Event Sourcing & CQRS (Advanced Pattern)

Event Sourcing: Store every state change as an immutable event, not just current state.

Traditional	Event Sourced
`UPDATE account SET balance = 500`	Event: "Withdrawn $100 at 3:04pm"
Current state only	Full history, audit trail
Hard to debug "how did we get here?"	Replay events to reconstruct any point in time

CQRS (Command Query Responsibility Segregation): Separate write model (events/commands) from read model (materialized views). Write to Kafka → materialize into read-optimized DB.

Used by: Banking systems, audit trails, collaborative editing, gaming (replay systems).

Interview Framework

When asked "How do services communicate in your design?":

Step 1: "For this interaction, I need to decide sync vs async. [Service B] doesn't need to respond in real-time to [Service A], and we need to survive B being down, so I'd use async messaging."

Step 2: "I'd use [Kafka/SQS] with [at-least-once] delivery. Consumers are idempotent using a message ID stored in the processing DB."

Step 3: "For ordering, I'd partition by [entity_id] so all events for one entity are strictly ordered. With [N] partitions, I can parallelize to [N] consumers."

Step 4: "For failures — retry 3x with exponential backoff, then DLQ. We monitor DLQ depth and alert if it grows."
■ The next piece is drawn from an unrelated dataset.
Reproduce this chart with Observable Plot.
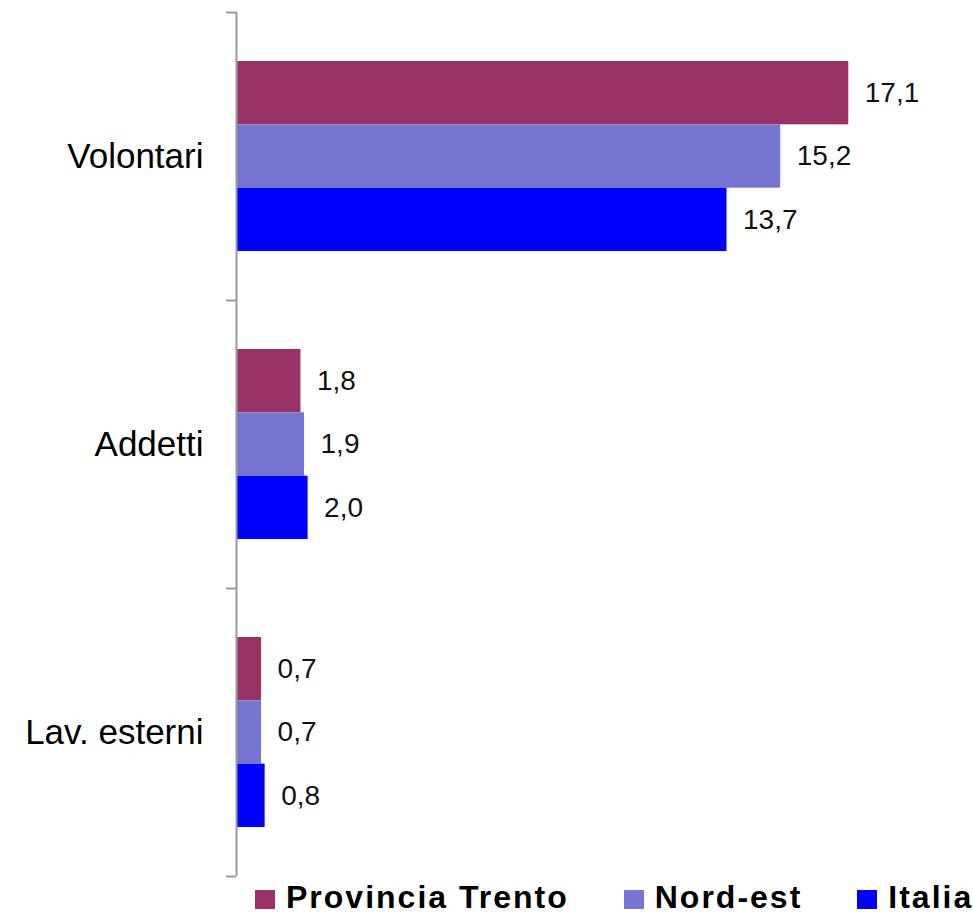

Step 5: "Back-of-envelope: [X] messages/sec, [Y] bytes each, [Z] retention = [W] storage needed."

Quick Recall

Question	Answer
When async over sync?	Producer doesn't need immediate response, need to survive downstream failure, rate mismatch
Ordering guarantee?	Within partition only. Partition by entity key for per-entity ordering.
At-least-once vs exactly-once?	At-least-once + idempotent consumer is the practical standard
Kafka vs RabbitMQ?	Kafka = event streaming, replay, high throughput. RabbitMQ = task queue, routing.
Partition count?	Target throughput / per-consumer throughput (with 2x headroom)
Dead Letter Queue?	Where failed messages go after N retries — prevents head-of-line blocking
Why Kafka is fast?	Sequential I/O, zero-copy, batching, page cache
Consumer group?	Load-balances partitions across consumers. Max consumers = partition count.